Zimmermann–Laband syndrome (ZLS) is a rare autosomal dominant inherited disorder characterized by a coarse facial appearance, gingival fibromatosis, and absence or hypoplasia of the terminal phalanges and nails of hands and feet. Additional, more variable features include hyperextensibility of joints, hepatosplenomegaly, mild hirsutism, and mental retardation. Mapping of the translocation breakpoints of t(3;8) and t(3;17) found in patients with the typical clinical features of ZLS defined a common breakpoint region of ∼280 kb located in 3p14.3, which includes the genes CACNA2D3 and WNT5A. Breakpoint cloning revealed that both translocations most likely occurred by non‐homologous (illegitimate) recombination.
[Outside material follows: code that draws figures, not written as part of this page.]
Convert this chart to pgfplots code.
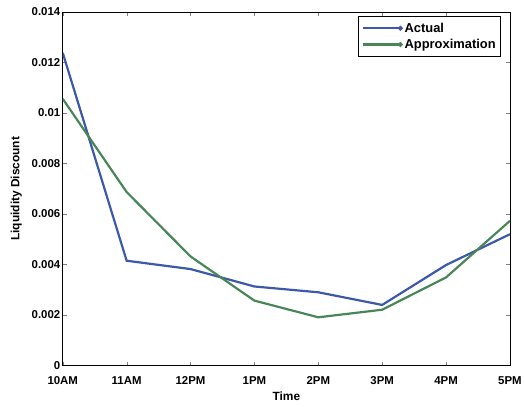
\documentclass[border=0pt]{standalone}
\usepackage{pgfplots}
\pgfplotsset{compat=1.18}
\usepackage{fontspec}
\setmainfont{Liberation Sans}
\definecolor{mblue}{RGB}{60,88,168}
\definecolor{mgreen}{RGB}{72,134,88}
\begin{document}
\begin{tikzpicture}
\begin{axis}[
  scale only axis, width=449bp, height=355bp,
  at={(0,0)}, anchor=south west,
  xmin=0, xmax=7, ymin=0, ymax=0.014,
  xtick={0,...,7},
  xticklabels={10AM,11AM,12PM,1PM,2PM,3PM,4PM,5PM},
  ytick={0,0.002,0.004,0.006,0.008,0.01,0.012,0.014},
  yticklabels={0,0.002,0.004,0.006,0.008,0.01,0.012,0.014},
  scaled y ticks=false,
  tick align=inside, tick pos=both,
  major tick length=4bp,
  tick label style={font=\bfseries\fontsize{11.5}{12}\selectfont},
  xticklabel style={yshift=-8bp},
  yticklabel style={xshift=1bp},
  xlabel={Time}, ylabel={Liquidity Discount},
  label style={font=\bfseries\fontsize{12}{13}\selectfont},
  xlabel style={yshift=0bp},
  ylabel style={yshift=3bp},
  /pgf/number format/assume math mode=true,
  axis line style={line width=0.9pt},
  legend style={at={(0.98,0.9887)}, anchor=north east, font=\bfseries\fontsize{13}{14}\selectfont, draw=black, line width=0.8pt, inner xsep=3bp, inner ysep=4.5bp, row sep=1.5bp},
  legend cell align=left,
  legend image code/.code={\draw[#1] (0bp,0bp) -- (38bp,0bp); \fill[#1] (38bp,0bp) circle (1.2bp);},
]
\addplot[mblue, line width=2.2pt] coordinates {(0,0.01238) (1,0.00415) (2,0.00382) (3,0.00313) (4,0.0029) (5,0.0024) (6,0.00398) (7,0.0052)};
\addlegendentry{Actual}
\addplot[mgreen, line width=2.2pt] coordinates {(0,0.01056) (1,0.00687) (2,0.00432) (3,0.00257) (4,0.00191) (5,0.00221) (6,0.00349) (7,0.00573)};
\addlegendentry{Approximation}
\end{axis}
\path[use as bounding box] (-63bp,-41bp) rectangle (462bp,367bp);
\end{tikzpicture}
\end{document}
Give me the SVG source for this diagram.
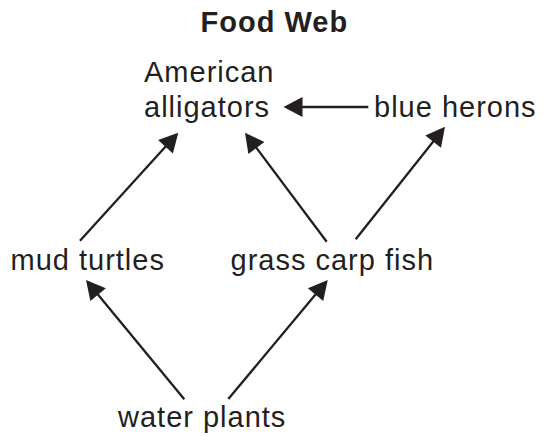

Mutation analysis of nine genes located in 3p21.1‐p14.3, including CACNA2D3, which is directly disrupted by one breakpoint of the t(3;17), identified no pathogenic mutation in eight sporadic patients with ZLS. Southern hybridization analysis and multiplex ligation‐dependent probe amplification (MLPA) did not detect submicroscopic deletion or duplication in either CACNA2D3 or WNT5A in ZLS‐affected individuals. Mutation analysis of nine conserved nongenic sequence elements (CNEs) in 3p21.1‐p14.3, which were identified by interspecies comparison and may represent putative regulatory elements for spatiotemporally correct expression of nearby genes, did not show any sequence alteration associated with ZLS. Taken together, the lack of a specific coding‐sequence lesion in the common region, defined by two translocation breakpoints, in sporadic patients with ZLS and an apparently normal karyotype suggests that either some other type of genetic defect in this vicinity or an alteration elsewhere in the genome could be responsible for ZLS.